I see a lot of news releases about dating each week and none are more depressing than the ones dealing with dating violence. Our country is lousy with it and there’s even been a recent upswing in dating violence among teens.
According to the Family Violence Prevention Fund, approximately 1 in 3 adolescent girls in the U.S. has been physically, emotionally or verbally abused by a partner. One in three, folks. As in, if you have three daughters, one of them has been pushed around by her boyfriend (or girlfriend). And nearly 1 in 10 high school students has been hit, slapped or physically hurt by a partner.
Advocates against domestic and dating violence are constantly searching for answers as to why this is happening. Is it the graphically-violent video games? The casual violence we see in movies and TV? Is it that damned teen vampire series, Twilight?!?
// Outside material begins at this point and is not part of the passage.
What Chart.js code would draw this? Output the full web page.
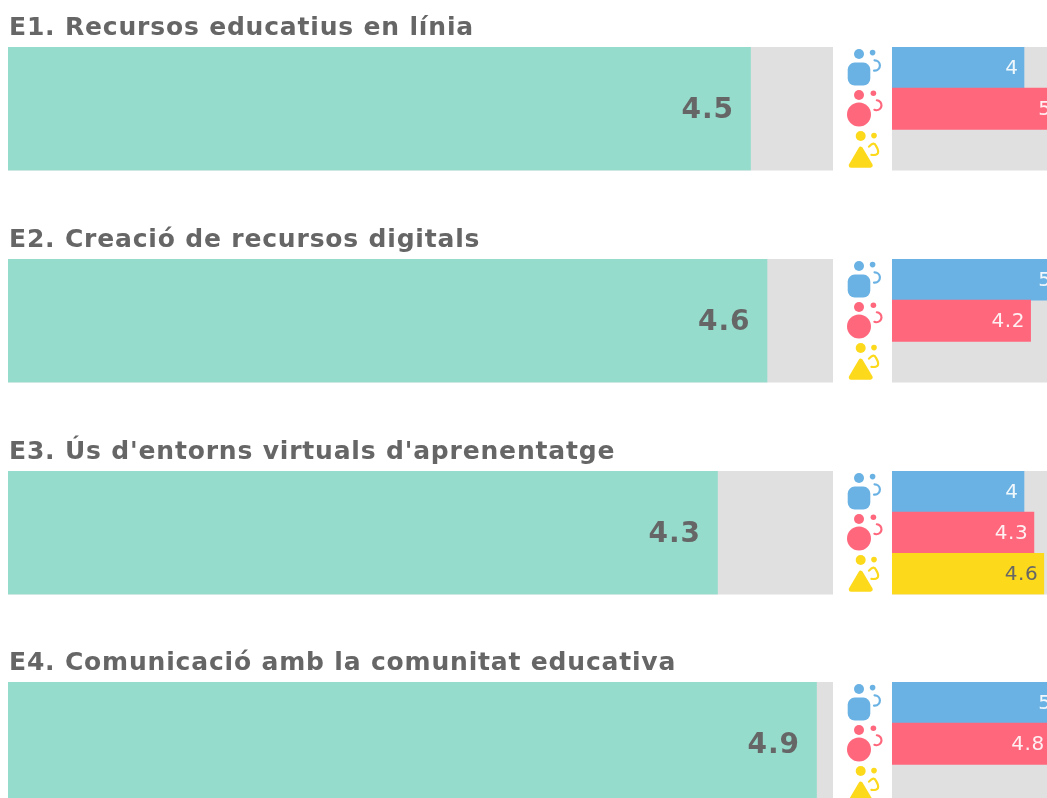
<!DOCTYPE html>
<html><head><meta charset="utf-8">
<style>
html,body{margin:0;padding:0;width:1047px;height:798px;overflow:hidden;background:#fff}
canvas{position:absolute;display:block}
</style>
<script src="https://cdn.jsdelivr.net/npm/chart.js@4/dist/chart.umd.min.js"></script>
</head><body>
<script>
const titles = ["E1. Recursos educatius en línia","E2. Creació de recursos digitals","E3. Ús d'entorns virtuals d'aprenentatge","E4. Comunicació amb la comunitat educativa"];
const overall = [4.5,4.6,4.3,4.9];
const groups = ["Homes","Dones","Altres"];
const blueValues = [4,5,4,5];
const redValues = [5,4.2,4.3,4.8];
const yellowValues = [null,null,4.6,null];
const axisMax = [5,5];
const sectionTops = [0,212,424,635];

const GREY="#e0e0e0",TEAL="#96dccd",BLUE="#6ab2e3",RED="#ff677d",YELLOW="#fdd91c",TEXT="#666666";
const FONT='"DejaVu Sans"';

const trackPlugin={id:'track',beforeDatasetsDraw(c){const a=c.chartArea,x=c.ctx;x.save();x.fillStyle=GREY;x.fillRect(a.left,a.top,a.right-a.left,a.bottom-a.top);x.restore();}};
const labelPlugin={id:'valueLabels',afterDatasetsDraw(c,_,o){
  const x=c.ctx,ds=c.data.datasets[0],m=c.getDatasetMeta(0);
  x.save();x.textAlign='right';x.textBaseline='middle';x.font=o.font;x.letterSpacing=o.spacing;
  ds.data.forEach((v,i)=>{ if(v==null)return;
    x.fillStyle=o.colors[i];
    x.fillText(String(v),m.data[i].x-o.gap,m.data[i].y+o.dy);
  });x.restore();}};
const titlePlugin={id:'sectionTitle',afterDraw(c,_,o){const x=c.ctx;x.save();x.font='bold 25px '+FONT;x.letterSpacing='0.82px';x.fillStyle=TEXT;x.textAlign='left';x.textBaseline='alphabetic';x.fillText(o.text,c.chartArea.left+1,c.chartArea.top-12);x.restore();}};
const iconPlugin={id:'icons',afterDraw(c){
  const x=c.ctx,s=c.scales.y;
  const dot=(a,b,r)=>{x.beginPath();x.arc(a,b,r,0,Math.PI*2);x.fill();};
  const cols=[BLUE,RED,YELLOW];
  cols.forEach((col,i)=>{
    const cy=s.getPixelForValue(i); const lx=c.chartArea.left-33;
    x.save();x.fillStyle=col;x.strokeStyle=col;x.lineWidth=2.2;x.lineCap='round';x.lineJoin='round';
    if(i===0){dot(lx,cy-13.6,5);x.beginPath();x.roundRect(lx-11.3,cy-5,22.6,23,7);x.fill();
      dot(lx+13.6,cy-15,2.8);x.beginPath();x.arc(lx+15.7,cy-2.1,5.2,-1.6,1.7);x.stroke();}
    if(i===1){dot(lx,cy-13.8,5);dot(lx,cy+5.8,12);
      dot(lx+14.4,cy-15.5,2.8);x.beginPath();x.arc(lx+17.5,cy-3.5,5,-1.5,2);x.stroke();}
    if(i===2){dot(lx+1.7,cy-14,5);
      x.beginPath();x.moveTo(lx+1.7,cy-1);x.lineTo(lx+11.5,cy+15.5);x.lineTo(lx-8,cy+15.5);x.closePath();x.lineWidth=4.5;x.fill();x.stroke();
      dot(lx+15,cy-14.3,2.8);x.lineWidth=2.2;x.beginPath();x.moveTo(lx+10,cy-3.3);x.quadraticCurveTo(lx+15,cy-9,lx+17,cy-4);x.quadraticCurveTo(lx+23,cy+6,lx+12.4,cy+5);x.stroke();}
    x.restore();
  });}};

function makeCanvas(left,top,w,h){const e=document.createElement('canvas');e.style.left=left+'px';e.style.top=top+'px';e.style.width=w+'px';e.style.height=h+'px';document.body.appendChild(e);return e;}

sectionTops.forEach((top,k)=>{
  new Chart(makeCanvas(0,top,840,171),{
    type:'bar',
    data:{labels:[titles[k]],datasets:[{data:[overall[k]],backgroundColor:TEAL,barPercentage:1,categoryPercentage:1}]},
    plugins:[trackPlugin,labelPlugin,titlePlugin],
    options:{indexAxis:'y',responsive:false,animation:false,
      layout:{padding:{left:8,right:7,top:47,bottom:0.5}},
      scales:{x:{display:false,min:0,max:axisMax[0]},y:{display:false}},
      plugins:{legend:{display:false},tooltip:{enabled:false},
        sectionTitle:{text:titles[k]},
        valueLabels:{font:'bold 28px '+FONT,spacing:'1px',colors:[TEXT],gap:16.5,dy:2}}}
  });
  new Chart(makeCanvas(840,top,217,171),{
    type:'bar',
    data:{labels:groups,datasets:[{data:[blueValues[k],redValues[k],yellowValues[k]],backgroundColor:[BLUE,RED,YELLOW],barPercentage:1,categoryPercentage:1}]},
    plugins:[trackPlugin,labelPlugin,iconPlugin],
    options:{indexAxis:'y',responsive:false,animation:false,
      layout:{padding:{left:52,right:0,top:47,bottom:0.5}},
      scales:{x:{display:false,min:0,max:axisMax[1]},y:{display:false}},
      plugins:{legend:{display:false},tooltip:{enabled:false},
        valueLabels:{font:'20px '+FONT,spacing:'0.6px',colors:['rgba(255,255,255,0.9)','rgba(255,255,255,0.9)',TEXT],gap:5.5,dy:1}}}
  });
});
</script>
</body></html>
A new study released by the University of New Hampshire suggests it’s something else entirely: stress.
According to a study of more than 14,000 students from 68 universities in 32 countries, Dr. Murray Straus, professor of sociology and co-director of the UNH Family Research Laboratory, found that the more stress experienced by students, the greater the probability they had hit a dating, cohabiting or marital partner.
Specifically, Straus and his team of researchers found that the relation between stress and violence was:
• A global phenomenon. In every country around the world, in both developed and developing nations, stressed-out partners resort to beating each other.
• A unisex phenomenon. Men are hitting women and women are hitting men.
• An everyday phenomenon. It’s not just major traumatic events that trigger the violence but everyday stuff like being pressured by friends to do things and/or living in housing that’s noisy or rundown.
• A ripple-effect phenomenon. The effects of stress experienced in childhood carry over to adulthood, researchers found. Students who went through the stress of being spanked or hit a lot by parents before age 12 were more likely to hit a dating partner than other students.
While it’s nice to see someone doing a study on the causes of dating and domestic violence (a term I’ve never liked since it always sounds like you’re being assaulted by your vacuum cleaner and not your partner), I have to say I’m discouraged by these findings. Especially since here in the U.S. alone, we’re stressed to the max with two wars, a recession, a health care crisis, a banking crisis, massive unemployment, global warming, and now this whole swine flu thing.
Where do we stand when it comes to the international stress-and-violence scale? According to the research, the U.S. is #12 out of 32 countries on the highest to lowest stressful conditions list (Taiwan, South Korea and China are the top three). And we’re #17 out of 32 on the overall assault rate list (Iran, Mexico and Great Britain top the chart). FYI, the least likely place to get beat up by a partner appears to be Sweden, which comes in at the bottom of both the overall assault and overall serious assault rate list and is near the end of the stressed-out countries queue, as well.
I suppose the good news in all this is that thanks to the education and awareness efforts of groups like the Family Violence Prevention Fund and Break the Cycle, more and more people are learning about dating violence and its growing prevalence among teens. Which means more and more people are working hard to punch its lights out, kick it to the curb, stop it once and for all.
Considering the extent to which casual violence permeates our culture, our entertainment and even our language, though, we’ve got our work cut out for us.